Конечно, я не была готова к такому – к раку невозможно подготовиться, но я знала: со мной происходит то, что нужно пройти.
Да, слезы физической боли были, может, после четвертой химии, но это другое. Заламывания рук, мол, за что же это мне, где я оступилась? — такого даже секунды не было. Не знаю почему. Может, потому что моя бабушка всегда говорила, что большие испытания даются самым сильным.
Первое, что я сделала после подтверждения диагноза, — попросила прощения у своего мужа — я тебя подвела, у нас были планы. А во-вторых, я поняла, что кроме меня на этой войне — еще мои дети, друзья, семья, и что уж они-то точно не планировали жить без меня. А значит, я должна постараться остаться с ними.
Детей я не видела три месяца, пока лечилась в Германии. Cтаршей дочери тогда было десять лет, младшему — четыре. C Соней произошла удивительная метаморфоза: из девочки она стала женщиной — рассудительной, мудрой, терпеливой.
Она спросила: «Мама, ты умрешь?» Я ответила: «Нет». «Тогда хорошо», - сказала она.

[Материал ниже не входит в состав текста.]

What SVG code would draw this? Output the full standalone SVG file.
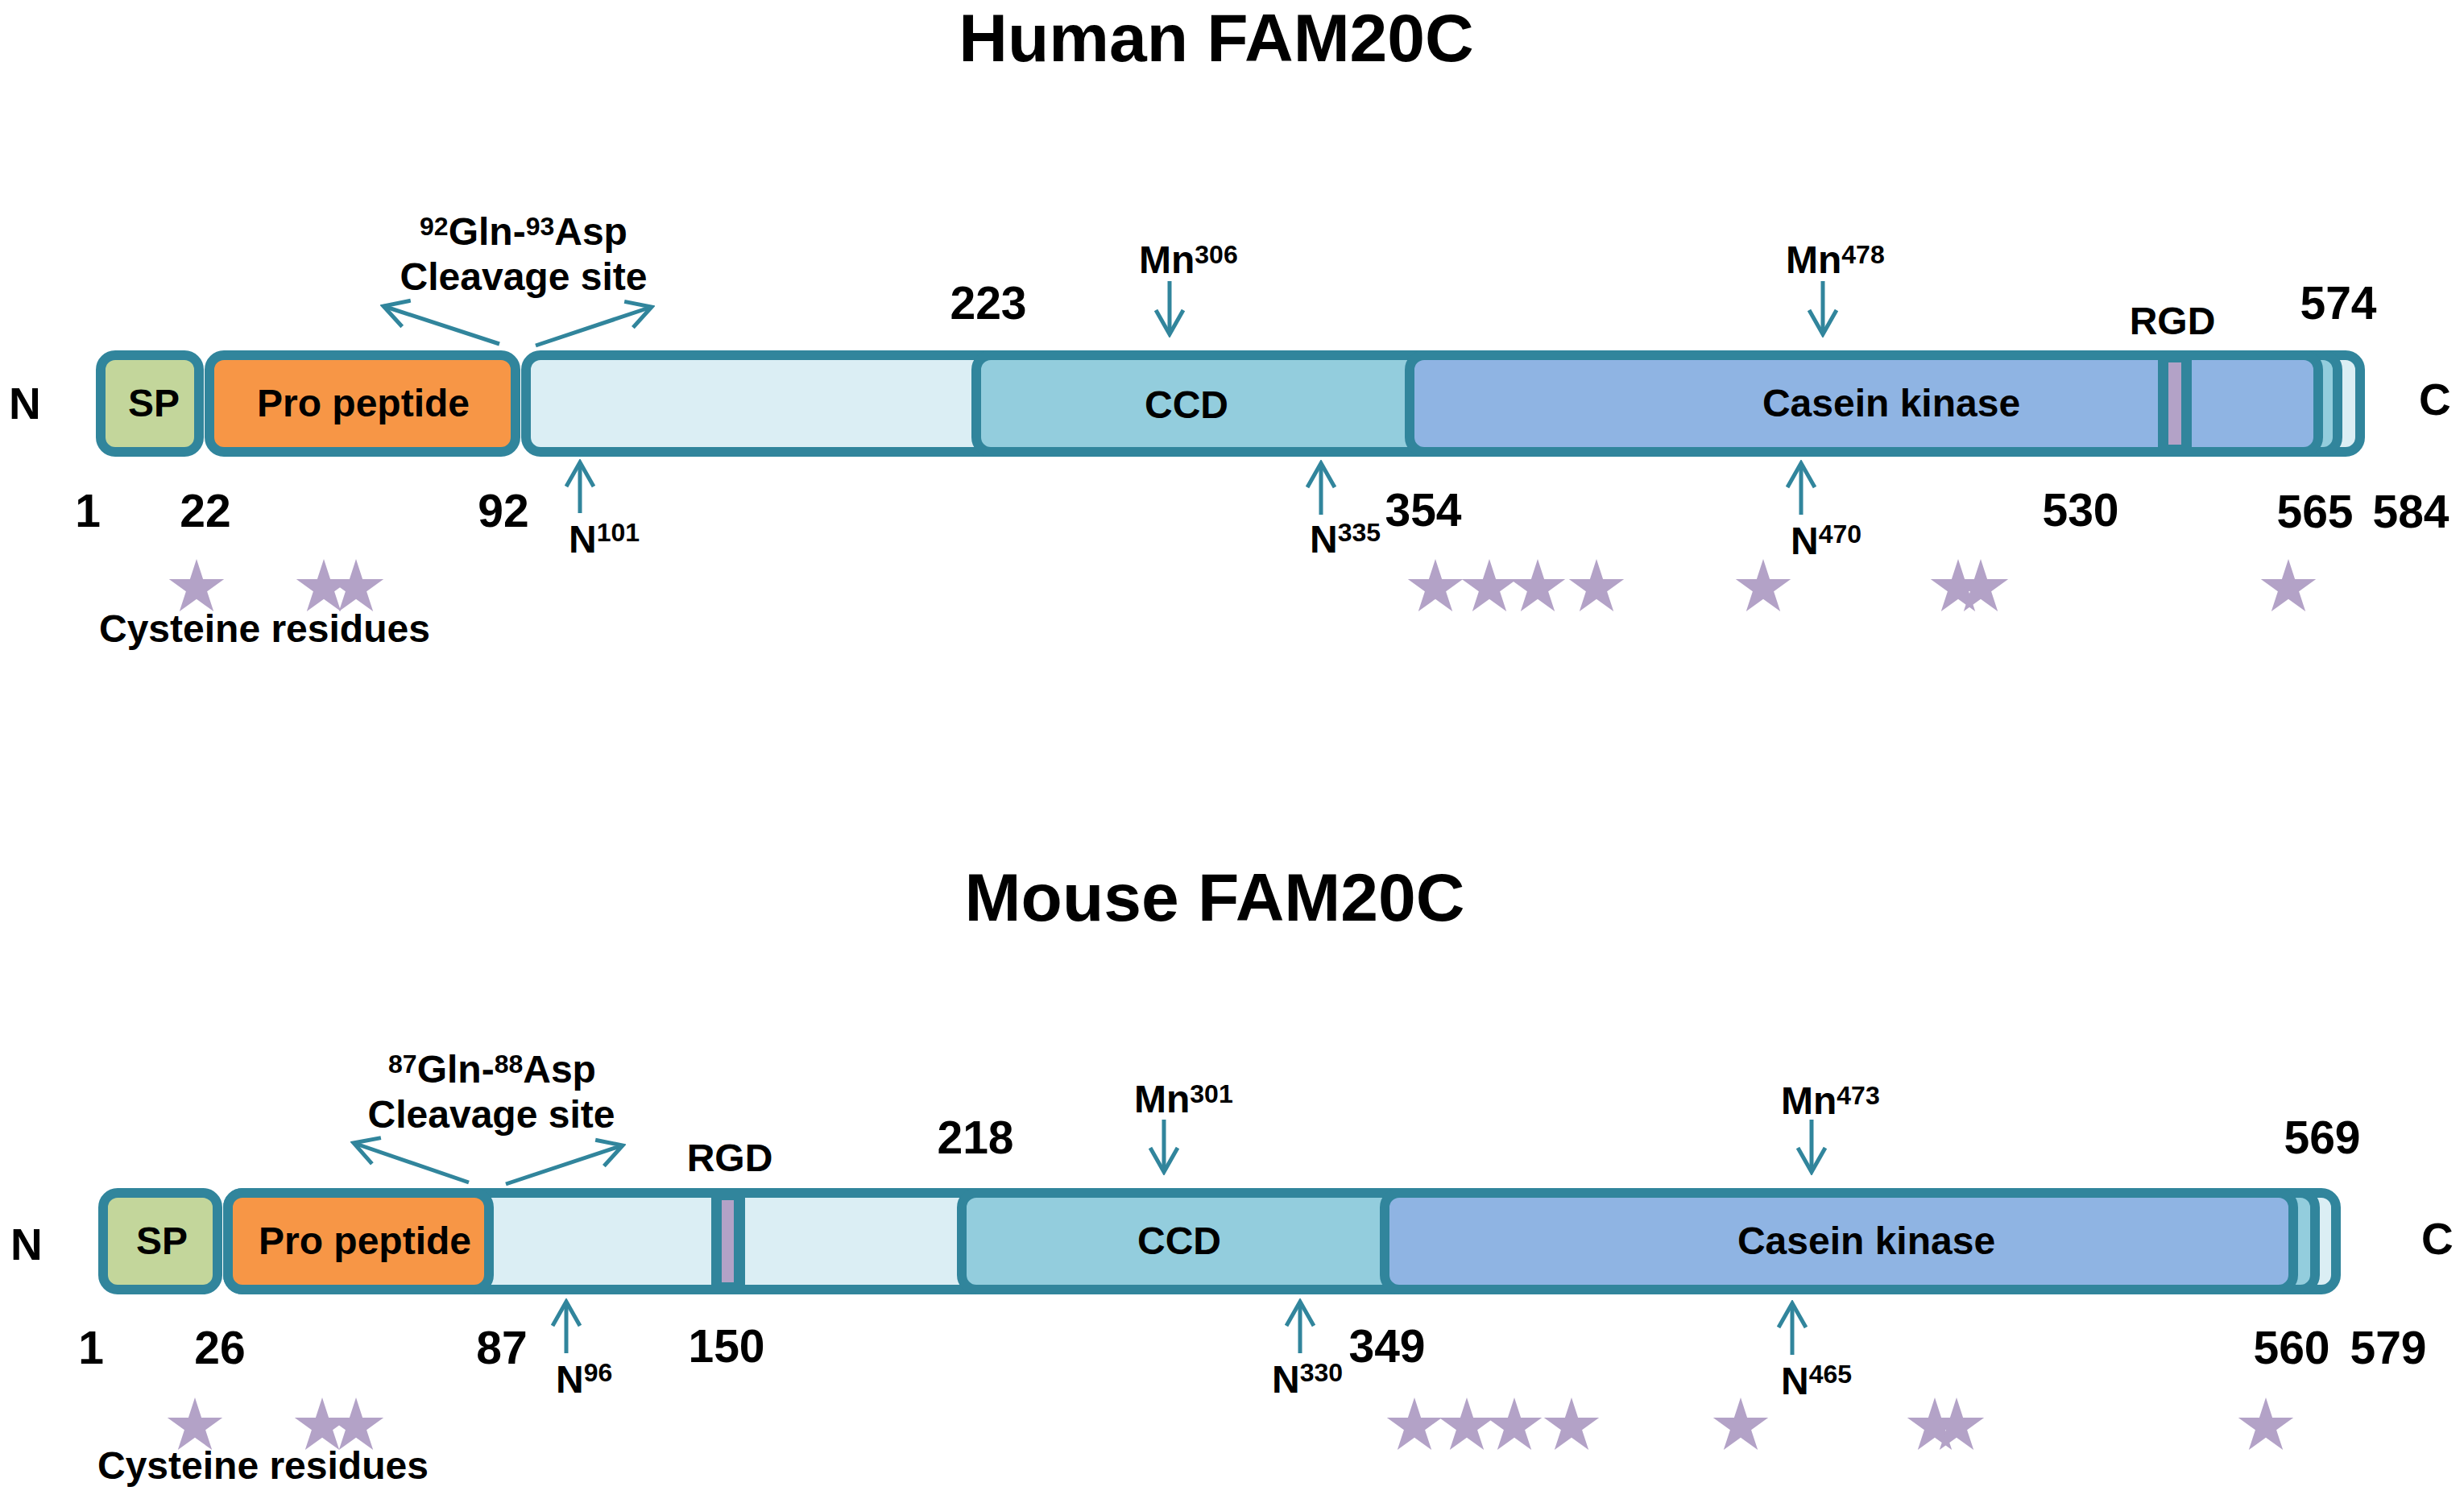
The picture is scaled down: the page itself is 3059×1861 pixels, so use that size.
<svg xmlns="http://www.w3.org/2000/svg" width="3059" height="1861" viewBox="0 0 3059 1861">
<style>
text{font-family:"Liberation Sans",Arial,sans-serif;font-weight:bold;fill:#000}
.title{font-size:84px}
.lbl{font-size:48px}
.num{font-size:57px}
.end{font-size:55px}
.sup{font-size:32px}
.mid{text-anchor:middle}
.box{stroke:#31859c;stroke-width:12}
.sp{fill:#c3d69b}
.pro{fill:#f79646}
.light{fill:#dbeef4}
.ccd{fill:#93cddd}
.kin{fill:#8fb4e3}
.rgdd{fill:#31859c}
.rgdp{fill:#b3a2c7}
.arr{stroke:#31859c;stroke-width:5;fill:none}
.star{fill:#b3a2c7}
</style>
<defs>
<marker id="ah" markerUnits="userSpaceOnUse" viewBox="-34 -20 38 40" refX="0" refY="0" markerWidth="38" markerHeight="40" orient="auto">
<path d="M-30,-17 L0,0 L-30,17" fill="none" stroke="#31859c" stroke-width="5"/>
</marker>
<polygon id="st" points="0,-36 8.1,-11.1 34.2,-11.1 13.1,4.3 21.2,29.1 0,13.7 -21.2,29.1 -13.1,4.3 -34.2,-11.1 -8.1,-11.1"/>
</defs>

<g id="human">
<text class="title mid" x="1510" y="76">Human FAM20C</text>
<g id="h-light"><rect class="box light" x="653" y="441" width="2277" height="120" rx="18"/></g>
<g id="h-ccd"><rect class="box ccd" x="1212" y="441" width="1690" height="120" rx="18"/><text class="lbl mid" x="1473" y="519">CCD</text></g>
<g id="h-kinase"><rect class="box kin" x="1750" y="441" width="1128" height="120" rx="18"/><text class="lbl mid" x="2348" y="517">Casein kinase</text></g>
<g id="h-rgd"><rect class="rgdd" x="2679" y="441" width="42" height="120"/><rect class="rgdp" x="2692" y="450" width="16" height="102"/><text class="lbl mid" x="2697" y="415">RGD</text></g>
<g id="h-sp"><rect class="box sp" x="125" y="441" width="122" height="120" rx="18"/><text class="lbl mid" x="191" y="517">SP</text></g>
<g id="h-pro"><rect class="box pro" x="260" y="441" width="380" height="120" rx="18"/><text class="lbl mid" x="451" y="517">Pro peptide</text></g>
<text class="end" x="11" y="520">N</text>
<text class="end" x="3003" y="515">C</text>
<text class="num mid" x="1227" y="396">223</text>
<text class="num mid" x="2903" y="396">574</text>
<text class="num mid" x="109" y="654">1</text>
<text class="num mid" x="255" y="654">22</text>
<text class="num mid" x="625" y="654">92</text>
<text class="num mid" x="1767" y="653">354</text>
<text class="num mid" x="2583" y="653">530</text>
<text class="num mid" x="2874" y="655">565</text>
<text class="num mid" x="2993" y="655">584</text>
<text class="lbl mid" x="650" y="304"><tspan class="sup" dy="-12">92</tspan><tspan dy="12">Gln-</tspan><tspan class="sup" dy="-12">93</tspan><tspan dy="12">Asp</tspan></text>
<text class="lbl mid" x="650" y="360">Cleavage site</text>
<text class="lbl" x="1414" y="339">Mn<tspan class="sup" dy="-12">306</tspan></text>
<text class="lbl" x="2217" y="339">Mn<tspan class="sup" dy="-12">478</tspan></text>
<text class="lbl" x="706" y="686">N<tspan class="sup" dy="-14">101</tspan></text>
<text class="lbl" x="1626" y="686">N<tspan class="sup" dy="-14">335</tspan></text>
<text class="lbl" x="2223" y="688">N<tspan class="sup" dy="-14">470</tspan></text>
<g id="h-stars" class="star">
<use href="#st" x="244" y="730"/><use href="#st" x="402" y="730"/><use href="#st" x="442" y="730"/>
<use href="#st" x="1782" y="730"/><use href="#st" x="1849" y="730"/><use href="#st" x="1909" y="730"/><use href="#st" x="1982" y="730"/>
<use href="#st" x="2189" y="730"/><use href="#st" x="2431" y="730"/><use href="#st" x="2459" y="730"/><use href="#st" x="2841" y="730"/>
</g>
<text class="lbl" x="123" y="797">Cysteine residues</text>
</g>

<g id="mouse">
<text class="title mid" x="1508" y="1143">Mouse FAM20C</text>
<g id="m-light"><rect class="box light" x="283" y="1481" width="2617" height="120" rx="18"/></g>
<g id="m-pro"><rect class="box pro" x="283" y="1481" width="324" height="120" rx="18"/><text class="lbl mid" x="453" y="1557">Pro peptide</text></g>
<g id="m-rgd"><rect class="rgdd" x="883" y="1481" width="42" height="120"/><rect class="rgdp" x="896" y="1490" width="15" height="102"/><text class="lbl mid" x="906" y="1454">RGD</text></g>
<g id="m-ccd"><rect class="box ccd" x="1194" y="1481" width="1680" height="120" rx="18"/><text class="lbl mid" x="1464" y="1557">CCD</text></g>
<g id="m-kinase"><rect class="box kin" x="1719" y="1481" width="1128" height="120" rx="18"/><text class="lbl mid" x="2317" y="1557">Casein kinase</text></g>
<g id="m-sp"><rect class="box sp" x="128" y="1481" width="142" height="120" rx="18"/><text class="lbl mid" x="201" y="1557">SP</text></g>
<text class="end" x="13" y="1564">N</text>
<text class="end" x="3006" y="1557">C</text>
<text class="num mid" x="1211" y="1432">218</text>
<text class="num mid" x="2883" y="1432">569</text>
<text class="num mid" x="113" y="1693">1</text>
<text class="num mid" x="273" y="1693">26</text>
<text class="num mid" x="623" y="1693">87</text>
<text class="num mid" x="902" y="1691">150</text>
<text class="num mid" x="1722" y="1691">349</text>
<text class="num mid" x="2845" y="1693">560</text>
<text class="num mid" x="2965" y="1693">579</text>
<text class="lbl mid" x="611" y="1344"><tspan class="sup" dy="-12">87</tspan><tspan dy="12">Gln-</tspan><tspan class="sup" dy="-12">88</tspan><tspan dy="12">Asp</tspan></text>
<text class="lbl mid" x="610" y="1400">Cleavage site</text>
<text class="lbl" x="1408" y="1381">Mn<tspan class="sup" dy="-12">301</tspan></text>
<text class="lbl" x="2211" y="1383">Mn<tspan class="sup" dy="-12">473</tspan></text>
<text class="lbl" x="690" y="1729">N<tspan class="sup" dy="-14">96</tspan></text>
<text class="lbl" x="1579" y="1729">N<tspan class="sup" dy="-14">330</tspan></text>
<text class="lbl" x="2211" y="1731">N<tspan class="sup" dy="-14">465</tspan></text>
<g id="m-stars" class="star">
<use href="#st" x="242" y="1771"/><use href="#st" x="400" y="1771"/><use href="#st" x="442" y="1771"/>
<use href="#st" x="1756" y="1771"/><use href="#st" x="1821" y="1771"/><use href="#st" x="1880" y="1771"/><use href="#st" x="1951" y="1771"/>
<use href="#st" x="2161" y="1771"/><use href="#st" x="2402" y="1771"/><use href="#st" x="2429" y="1771"/><use href="#st" x="2813" y="1771"/>
</g>
<text class="lbl" x="121" y="1836">Cysteine residues</text>
</g>

<g id="connectors" class="arr">
<line x1="620" y1="427" x2="476" y2="380" marker-end="url(#ah)"/>
<line x1="665" y1="429" x2="809" y2="381" marker-end="url(#ah)"/>
<line x1="1452" y1="349" x2="1452" y2="415" marker-end="url(#ah)"/>
<line x1="2263" y1="349" x2="2263" y2="415" marker-end="url(#ah)"/>
<line x1="720" y1="637" x2="720" y2="574" marker-end="url(#ah)"/>
<line x1="1640" y1="639" x2="1640" y2="575" marker-end="url(#ah)"/>
<line x1="2236" y1="639" x2="2236" y2="575" marker-end="url(#ah)"/>
<line x1="582" y1="1468" x2="439" y2="1419" marker-end="url(#ah)"/>
<line x1="628" y1="1470" x2="773" y2="1422" marker-end="url(#ah)"/>
<line x1="1445" y1="1390" x2="1445" y2="1455" marker-end="url(#ah)"/>
<line x1="2249" y1="1390" x2="2249" y2="1455" marker-end="url(#ah)"/>
<line x1="703" y1="1680" x2="703" y2="1616" marker-end="url(#ah)"/>
<line x1="1614" y1="1680" x2="1614" y2="1616" marker-end="url(#ah)"/>
<line x1="2225" y1="1682" x2="2225" y2="1618" marker-end="url(#ah)"/>
</g>
</svg>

А младший просто все время спрашивал: «Мама, а у тебя тут болит? А тут?» Показывал пальчиком в то место, где у меня стоял подключичный порт и торчали всякие трубки.
Смешно, но я ужасно беспокоилась, что у меня нет маникюра. Мне тогда вообще ничего нельзя было — ко мне врачи заходили в скафандрах, я сама уже c трудом могла эти маникюрные ножницы раздвинуть... но очень переживала из-за отсутствия всех этих женских премудростей. А еще — звучит, возможно, пафосно — у меня реально не было иных тревог, кроме как чтобы моя подруга не беспокоилась, чтобы мой друг не переживал, чтобы мой муж, мои дети, моя мама не нервничали... Это отвлекало от того, чтобы зациклиться на себе. После первых трех химий у меня живот был, как у беременной на восьмом месяце, 39 размер ноги стал 42-ым, такими сильными были отеки. Но я не фиксировалась на этом — ну, есть и есть. Как, знаете, лошадей шорят, чтобы они не посматривали по сторонам, а бежали быстрее, — вот, наверное, так и я.
В тот день, когда мой врач сказал — все, ты здорова, мы больше не врач и пациент, а приятели, я составила список всех своих друзей, которые звонили, писали, приезжали, стояли под окнами, даже если их не пускали, приходили со мной гулять, когда меня в первый раз выпустили на улицу. Я написала им длинное письмо о любви и благодарности. А когда вернулась домой, мы все тут хорошенько гульнули.
Внешне я восстанавливалась еще долго. Первые полгода пыталась сама, — гомеопатия, китайская медицина — а потом поехала в Альпы к доктору Нонне Бреннер и когда через две недели прилетела обратно в Москву, друзья сказали: «О, Снежок вернулся настоящий».
Мне понадобился год, чтобы почувствовать, что снова могу ходить не касаясь земли. Это была такая перемена во мне, которую я очень четко считывала во время болезни: было ощущение, что я словно магничусь о землю, что еле могу оторвать от нее ноги. И теперь я заново училась ходить на носочках. А я люблю ходить на носочках.
Я долго не могла говорить о своем раке. Была опустошена этим опытом и меньше всего хотела, чтобы я и моя семья продолжали жить в атмосфере болезни. Но сейчас я наконец могу — говорить о нем в прошедшем времени. Мне есть что сказать — и сейчас я могу делать это без дрожи в голосе. Моя цель — не добиться сочувствия, а сказать, что с диагнозом рак можно справиться, только нужно верить и бороться. И важно сказать об этом именно сейчас. Люди, которые переживают рак в эпоху ковида, испытывают двойную изоляцию, потому что в короткие перерывы между химиями не могут быть там, где хотят быть, им сложнее видеться с родными. И если моя история для кого-то положительный пример — то я готова им быть.
Я не буду говорить, что сейчас не боюсь. Я очень прислушиваюсь к себе — нет, это не мнительность, я себя не накручиваю: это животный страх, холодок в холке. Но он не мешает мне ходить на носочках. Не должен мешать.